The announcement that Blessed John Henry Newman, the 19th-Century founder of UCD, will be canonised on October 13 has been hailed as “wondrous news” by the director of the Notre Dame-Newman Centre for Faith and Reason.
Speaking to The Irish Catholic, Fr Bill Dailey CSC said: “It’s wondrous news for everyone associated with Newman University Church and the Notre Dame-Newman Centre for Faith & Reason that Blessed John Henry Cardinal Newman will be canonised this October.”
Fr Dailey expressed the hope that Newman’s University Church on Dublin’s St Stephen’s Green would become a place of pilgrimage for those inspired by the legacy of the English cleric, who between 1854 and 1858 served as the original rector of the Catholic University, the forerunner of University College Dublin.
Sanctity
“So many here in Ireland have been touched by his preaching and teaching, especially by his lectures in Dublin that compose much of The Idea of a University, occasioned by his founding of what is today UCD,” Fr Dailey said. “It’s an occasion of joy and gratitude to know that we are praying and working in a place built by a person of such sanctity who is now to be recognised as a saint. It gives us hope that the beautiful church that stands as a beacon of his legacy here on St Stephen’s Green will more than ever serve as a place of pilgrimage and long endure as a place of worship, of inquiry after the truth, and of communion with God and neighbour.”

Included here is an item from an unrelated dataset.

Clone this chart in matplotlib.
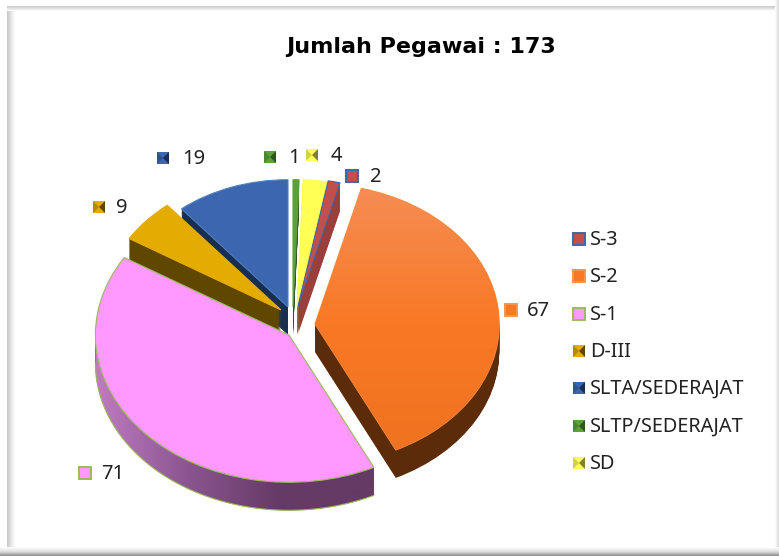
import numpy as np
import matplotlib
matplotlib.use("Agg")
import matplotlib.pyplot as plt
from matplotlib.colors import LinearSegmentedColormap
from matplotlib.patches import Polygon, Rectangle

categories = ["S-3", "S-2", "S-1", "D-III", "SLTA/SEDERAJAT", "SLTP/SEDERAJAT", "SD"]
values = [2, 67, 71, 9, 19, 1, 4]
title = "Jumlah Pegawai : 173"

# looks
top_colors = ["#C0504D", "#F97825", "#FF99FF", "#E5AC00", "#3C67B0", "#5DA03A", "#FFFF55"]
wall_colors = ["#9A3F3C", "#5C2C0A", "#653A65", "#5F4700", "#172E50", "#2E5520", "#808030"]
edge_colors = ["#3F66A8", "#F79646", "#9BBB59", "#E5AC00", "#4F81BD", "#5DA03A", "#FFFF55"]
key_darks = [None, None, None, "#5F4700", "#172E50", "#2E5520", "#808030"]
stack_order = [6, 7, 3, 2, 1, 4, 5]  # blue < gold < pink, green < yellow < red

# the 3d look squeezes the back slices, so each slice gets its own spot (pixels)
slice_cx = [298, 315, 289, 281, 288, 293, 297]
slice_cy = [306, 324, 335, 310, 307, 307, 307]
slice_r = [0.89, 0.98, 1.03, 0.95, 0.89, 0.89, 0.89]

# label spots in pixels
label_keys = [(352, 176), (511, 310), (85, 473), (99, 207), (163, 158), (270, 157), (312, 155)]
label_gap = [18, 16, 16, 17, 19, 18, 19]
legend_x = 579
legend_y = [239, 276, 314, 351, 388, 426, 463]

W, H = 779, 556
RX, RY = 188, 143
DEPTH = 28


def place(w, i, k=0):
    w.set_center((slice_cx[i] / RX, -(slice_cy[i] + k) / RY))
    w.set_radius(slice_r[i])
    w.set_zorder(stack_order[i] * 10 + (2 if k == 0 else 0))


plt.rcParams["font.family"] = ["Noto Sans", "DejaVu Sans"]
fig = plt.figure(figsize=(W / 100, H / 100), dpi=100, facecolor="white")
ax = fig.add_axes([0, 0, 1, 1])

start = 90 - (values[5] + values[6]) / sum(values) * 360

# walls: stack of pies pushed downwards
for k in range(DEPTH, 0, -1):
    parts, _ = ax.pie(values, startangle=start, counterclock=False, colors=wall_colors)
    for i, w in enumerate(parts):
        place(w, i, k)

tops, _ = ax.pie(values, startangle=start, counterclock=False, colors=top_colors,
                 wedgeprops={"linewidth": 0.8})
for i, w in enumerate(tops):
    w.set_edgecolor(edge_colors[i])
    place(w, i)

# S-1 outer wall shading
pink = tops[2]
t = np.radians(np.linspace(180, 296, 80))
xs = pink.center[0] + pink.r * np.cos(t)
ys = pink.center[1] + pink.r * np.sin(t)
wall_poly = Polygon(np.r_[np.c_[xs, ys], np.c_[xs, ys - DEPTH / RY][::-1]], closed=True,
                    transform=ax.transData, facecolor="none", edgecolor="none")
ax.add_patch(wall_poly)
cm_wall = LinearSegmentedColormap.from_list("w", ["#C07CC0", "#8A5590", "#653A65", "#653A65"])
im = ax.imshow(np.linspace(0, 1, 256)[None, :], cmap=cm_wall, aspect="auto",
               extent=(xs.min(), xs.max(), -4, 0), zorder=stack_order[2] * 10 + 1)
im.set_clip_path(wall_poly)
ax.plot(xs, ys - DEPTH / RY, color="#9BBB59", lw=0.8, zorder=stack_order[2] * 10 + 1)

# S-2 top shading
org = tops[1]
cm_top = LinearSegmentedColormap.from_list("o", ["#EE7220", "#F97825", "#F58E56"])
im2 = ax.imshow(np.linspace(0, 1, 256)[:, None], cmap=cm_top, aspect="auto", origin="lower",
                extent=(org.center[0], org.center[0] + 1.3, org.center[1] - 1, org.center[1] + 1),
                zorder=stack_order[1] * 10 + 3)
im2.set_clip_path(org)

ax.set_aspect("auto")
ax.set_xlim(0, W / RX)
ax.set_ylim(-H / RY, 0)
ax.axis("off")

# overlay in pixel units for frame, labels and legend
ov = fig.add_axes([0, 0, 1, 1], zorder=5)
ov.axis("off")
ov.patch.set_visible(False)

# soft picture frame
fade = np.linspace(0, 1, 32)
cm_l = LinearSegmentedColormap.from_list("l", ["#C8C8C8", "#FFFFFF"])
cm_b = LinearSegmentedColormap.from_list("b", ["#FFFFFF", "#E0E0E0", "#8E8E8E"])
cm_r = LinearSegmentedColormap.from_list("r", ["#FFFFFF", "#D8D8D8"])
ov.imshow(fade[None, :], cmap=cm_l, aspect="auto", extent=(7, 15, H - 6, 6))
ov.imshow(fade[:, None], cmap=cm_l, aspect="auto", origin="upper", extent=(7, W - 4, 11, 6))
ov.imshow(fade[None, :], cmap=cm_r, aspect="auto", extent=(W - 4, W, H, 0))
ov.imshow(fade[:, None], cmap=cm_b, aspect="auto", origin="upper", extent=(0, W, H, H - 9))
ov.set_xlim(0, W)
ov.set_ylim(H, 0)

ov.text(421, 47, title, fontsize=16, fontweight="bold", family="DejaVu Sans",
        ha="center", va="center", color="black")


def key(x, y, i, s=6):
    dark = key_darks[i]
    if dark is None:
        ov.add_patch(Rectangle((x - s, y - s), 2 * s, 2 * s, facecolor=top_colors[i],
                               edgecolor=edge_colors[i], lw=1.4))
        return
    ov.add_patch(Rectangle((x - s, y - s), 2 * s, 2 * s, facecolor=top_colors[i], edgecolor="none"))
    ov.add_patch(Polygon([(x, y), (x + s, y - s), (x + s, y + s)], facecolor=dark, edgecolor="none"))
    ov.add_patch(Polygon([(x, y), (x - s, y - s), (x - s, y + s)], facecolor=dark, edgecolor="none", alpha=0.35))


for i, v in enumerate(values):
    kx, ky = label_keys[i]
    key(kx, ky, i)
    ov.text(kx + label_gap[i], ky + 1, str(v), fontsize=14.5, ha="left", va="center", color="#222222")

for i, name in enumerate(categories):
    key(legend_x, legend_y[i], i)
    ov.text(legend_x + 11, legend_y[i] + 1, name, fontsize=14.3, ha="left", va="center", color="#222222")

fig.savefig("out.png", dpi=100)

The Provost of the Birmingham Oratory, founded by Newman in 1849 four years after his conversion from Anglicanism, said the saint’s spiritual journey shows how God can work slowly in our lives.
“Newman’s lifelong success in bringing others to Christ shows us that the apostolate of Christian friendship achieves much more by attracting people to the Lord than by aggressive polemic,” Fr Ignatius Harrison said. “Newman’s long and incremental spiritual pilgrimage shows us that God leads us to himself step by step, in ways that he customises to our individual needs, and in his own good time.”
The canonisation was made possible following a medically inexplicable healing in 2013 of a pregnant woman with life-threatening complications.